Carbon dioxide capture from flue gases has largely failed to gain traction due to their prohibitively high cost. One strategy to lower capture costs is to target capture from emissions with higher CO2 concentration. This presentation focuses specifically on a sub-section of industrial CO2 emissions, of which there are no carbon-free routes for the formation of products such as cement, glass, iron and other metals. Although these emissions do not represent the majority, unlike the electricity and transportation sectors, they are not replaceable with renewables or bio-energy routes, and in fact, their scale matches well with CO2 utilization opportunities.
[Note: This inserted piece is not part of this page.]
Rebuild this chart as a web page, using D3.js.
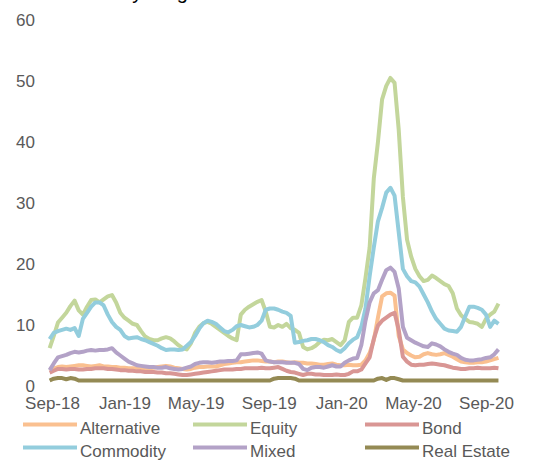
<!DOCTYPE html>
<html>
<head>
<meta charset="utf-8">
<script src="https://cdn.jsdelivr.net/npm/d3@7"></script>
<style>
html,body{margin:0;padding:0;background:#fff;}
svg{display:block;}
text{font-family:"Liberation Sans",Arial,sans-serif;}
</style>
</head>
<body>
<svg id="chart" width="535" height="462"></svg>
<script>
// ---- data (weekly observations starting 28 Aug 2018) ----
const titleText = "Volatility range";
const seriesNames = ["Alternative", "Equity", "Bond", "Commodity", "Mixed", "Real Estate"];
const seriesColors = ["#FAC090", "#C3D69B", "#D99694", "#93CDDD", "#B3A2C7", "#948A54"];
const xTickLabels = ["Sep-18", "Jan-19", "May-19", "Sep-19", "Jan-20", "May-20", "Sep-20"];
const yTicks = [0, 10, 20, 30, 40, 50, 60];
const firstDate = "2018-08-28";

const alternative = [2.8,2.9,3.1,3.2,3.1,3.2,3.3,3.4,3.4,3.3,3.2,3.3,3.4,3.2,3.2,3.1,3.1,3.0,3.0,2.9,
2.9,2.9,2.9,2.8,2.9,3.0,3.1,3.2,3.3,3.2,3.0,2.9,2.8,2.7,2.8,3.0,3.1,3.1,3.2,3.2,
3.2,3.4,3.6,3.7,3.8,3.9,3.9,4.0,4.1,4.2,4.2,4.1,4.0,4.0,3.9,4.0,4.0,3.9,3.8,3.9,
3.8,3.8,3.7,3.7,3.6,3.5,3.5,3.6,3.7,3.5,3.4,3.4,3.5,3.4,3.4,3.5,4.2,5.4,7.5,11.2,
14.7,15.2,15.3,14.8,8.2,6.0,5.4,5.0,4.7,4.8,5.2,5.4,5.2,5.1,5.2,5.4,5.1,4.8,4.4,4.0,
3.9,3.8,3.8,3.9,3.9,4.0,4.2,4.4,4.6];

const equity = [6.2,8.2,10.4,11.2,12.0,13.1,14.0,12.4,11.7,13.0,14.1,14.2,13.7,14.2,14.7,14.9,13.7,12.0,11.2,10.7,
10.2,10.0,9.0,8.1,7.7,7.5,7.5,7.8,8.0,7.8,7.3,6.7,6.2,6.0,7.0,8.7,9.7,10.3,10.5,10.2,
9.7,9.2,8.7,8.2,7.8,7.5,11.7,12.5,13.0,13.4,13.8,14.1,12.2,9.7,9.6,10.0,9.7,10.2,9.5,9.2,
8.7,6.4,6.0,6.2,6.6,7.2,7.6,7.5,7.7,7.2,6.7,7.5,10.5,11.2,11.2,13.2,17.7,22.7,34.0,40.0,
47.0,49.2,50.5,49.7,42.0,31.0,24.0,21.2,19.2,18.0,17.2,17.4,18.1,17.7,17.2,16.7,16.4,15.2,12.7,11.6,
11.0,10.5,10.4,10.2,9.7,11.0,11.7,12.2,13.5];

const bond = [2.2,2.5,2.8,2.8,2.7,2.8,2.8,2.7,2.7,2.8,2.8,2.9,2.9,2.9,2.8,2.8,2.7,2.6,2.6,2.5,
2.5,2.4,2.4,2.3,2.3,2.3,2.2,2.2,2.1,2.1,2.0,1.9,1.8,1.8,1.9,2.0,2.1,2.2,2.3,2.4,
2.5,2.6,2.7,2.7,2.7,2.8,2.8,2.9,2.9,2.9,2.9,3.0,2.9,2.9,3.0,3.1,2.8,2.5,2.3,2.2,
2.0,1.8,2.0,2.0,1.9,1.9,1.8,1.8,1.8,1.9,1.8,1.8,2.0,2.4,2.4,2.7,3.7,4.7,7.7,9.9,
10.7,11.2,11.7,12.0,9.2,4.8,4.0,3.5,3.4,3.5,3.5,3.6,3.7,3.6,3.5,3.4,3.2,3.0,2.9,2.8,
2.8,2.9,2.9,3.0,2.9,2.9,2.9,3.0,2.9];

const commodity = [7.7,8.7,9.0,9.2,9.4,9.2,9.5,8.2,11.0,12.0,13.0,13.7,13.7,13.2,11.7,10.5,9.7,9.2,8.2,7.8,
7.9,8.0,7.7,7.5,7.2,6.9,6.6,6.2,5.9,6.0,6.0,5.9,6.0,6.6,7.2,8.2,9.4,10.3,10.7,10.5,
10.2,9.6,9.0,8.8,9.2,9.8,10.0,9.8,9.6,9.7,10.0,10.7,12.5,12.7,12.7,12.5,12.2,12.0,11.5,7.1,
7.2,7.4,7.5,7.7,7.7,7.5,7.2,6.7,6.4,5.9,5.6,6.2,7.0,7.6,8.0,9.7,12.7,18.0,22.7,27.0,
29.2,31.7,32.5,31.2,25.2,19.2,18.0,17.2,17.0,16.3,15.0,13.7,12.2,11.0,10.2,9.4,9.1,9.0,8.9,9.7,
11.4,13.0,13.0,12.8,12.5,11.7,9.7,10.7,10.2];

const mixed = [2.6,3.7,4.7,4.9,5.1,5.4,5.6,5.5,5.6,5.8,5.9,5.8,5.9,5.9,6.0,6.2,5.5,5.0,4.5,4.0,
3.7,3.4,3.3,3.2,3.1,3.1,3.0,3.0,3.1,2.9,2.8,2.7,2.8,3.0,3.2,3.6,3.8,3.9,3.9,3.8,
3.9,4.0,4.0,4.1,4.1,4.2,5.2,5.2,5.3,5.4,5.5,5.3,4.2,4.0,3.9,3.9,3.9,3.8,3.8,3.8,
3.6,2.8,2.6,3.0,3.1,3.1,3.0,3.2,3.4,3.2,3.2,3.8,4.2,4.5,4.6,6.7,10.7,13.7,15.2,15.7,
17.4,19.0,19.4,18.7,16.0,9.7,7.9,7.5,7.1,6.8,6.5,6.4,7.0,6.8,6.5,6.0,5.6,5.3,5.1,4.6,
4.3,4.2,4.2,4.3,4.4,4.6,4.7,5.2,6.0];

const realEstate = [0.9,1.2,1.3,1.3,1.1,1.3,1.2,0.9,0.9,0.9,0.9,0.9,0.9,0.9,0.9,0.9,0.9,0.9,0.9,0.9,
0.9,0.9,0.9,0.9,0.9,0.9,0.9,0.9,0.9,0.9,0.9,0.9,0.9,0.9,0.9,0.9,0.9,0.9,0.9,0.9,
0.9,0.9,0.9,0.9,0.9,0.9,0.9,0.9,0.9,0.9,0.9,0.9,0.9,0.9,1.2,1.3,1.3,1.3,1.3,1.2,
0.9,0.9,0.9,0.9,0.9,0.9,0.9,0.9,0.9,0.9,0.9,0.9,0.9,0.9,0.9,0.9,0.9,0.9,0.9,1.2,
1.3,1.0,1.3,1.3,1.1,0.9,0.9,0.9,0.9,0.9,0.9,0.9,0.9,0.9,0.9,0.9,0.9,0.9,0.9,0.9,
0.9,0.9,0.9,0.9,0.9,0.9,0.9,0.9,0.9];

const seriesValues = [alternative, equity, bond, commodity, mixed, realEstate];

// ---- drawing ----
const svg = d3.select("#chart");
const textColor = "#595959";
const parseTick = d3.timeParse("%b-%y");
const start = d3.timeParse("%Y-%m-%d")(firstDate);
const dates = alternative.map((_, i) => d3.timeDay.offset(start, 7 * i));

const x = d3.scaleTime()
  .domain([parseTick("Sep-18"), parseTick("Sep-20")])
  .range([52, 486]);
const y = d3.scaleLinear().domain([0, 60]).range([386, 20]);

// cut-off title
svg.append("text")
  .attr("x", 69).attr("y", -1)
  .attr("font-size", 20).attr("fill", "#000")
  .text(titleText);

// y axis
const yAxis = svg.append("g")
  .attr("transform", "translate(35,0)")
  .call(d3.axisLeft(y).tickValues(yTicks).tickSize(0).tickPadding(0).tickFormat(d3.format("d")));
yAxis.select(".domain").remove();
yAxis.selectAll("text").attr("font-size", 17).attr("fill", textColor)
  .style("font-family", "'Liberation Sans', Arial, sans-serif");

// x axis
const xAxis = svg.append("g")
  .attr("transform", "translate(0,386)")
  .call(d3.axisBottom(x).tickValues(xTickLabels.map(parseTick)).tickSize(0).tickPadding(11)
    .tickFormat(d3.timeFormat("%b-%y")));
xAxis.select(".domain").remove();
xAxis.selectAll("text").attr("font-size", 17).attr("fill", textColor)
  .style("font-family", "'Liberation Sans', Arial, sans-serif");

// lines
const line = d3.line().x((d, i) => x(dates[i])).y(d => y(d));
seriesValues.forEach((vals, k) => {
  svg.append("path")
    .datum(vals)
    .attr("fill", "none")
    .attr("stroke", seriesColors[k])
    .attr("stroke-width", 4)
    .attr("stroke-linejoin", "round")
    .attr("stroke-linecap", "butt")
    .attr("d", line);
});

// legend
const legendCols = [23, 193, 365];
const legendRows = [424.5, 447.5];
seriesNames.forEach((name, k) => {
  const cx = legendCols[k % 3], cy = legendRows[Math.floor(k / 3)];
  const g = svg.append("g");
  g.append("line")
    .attr("x1", cx).attr("x2", cx + 54)
    .attr("y1", cy).attr("y2", cy)
    .attr("stroke", seriesColors[k]).attr("stroke-width", 4);
  g.append("text")
    .attr("x", cx + 57).attr("y", cy + 9)
    .attr("font-size", 17).attr("fill", textColor)
    .text(name);
});
</script>
</body>
</html>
A low-cost pathway, including separation, compression and transportation to currently available utilization opportunities has been identified. In particular, our cost model corrects for differences in exhaust composition, flow rate, and geo-specific utilization demand. A regional case-study for the US state of Pennsylvania reveals steel and cement manufacturing as the least cost options. Further, we find that transportation via trucks is generally the low-cost alternative compared to pipeline transport for small volumes on the order of 100 kt CO2/a. These results are presented in the context of other complexities such as the relative feasibility of extracting CO2 process emissions from combustion emissions, theoretical maximum commodity outputs by region, and competitive-based commodity trading (regional and international) inspired by localized CCUS efforts.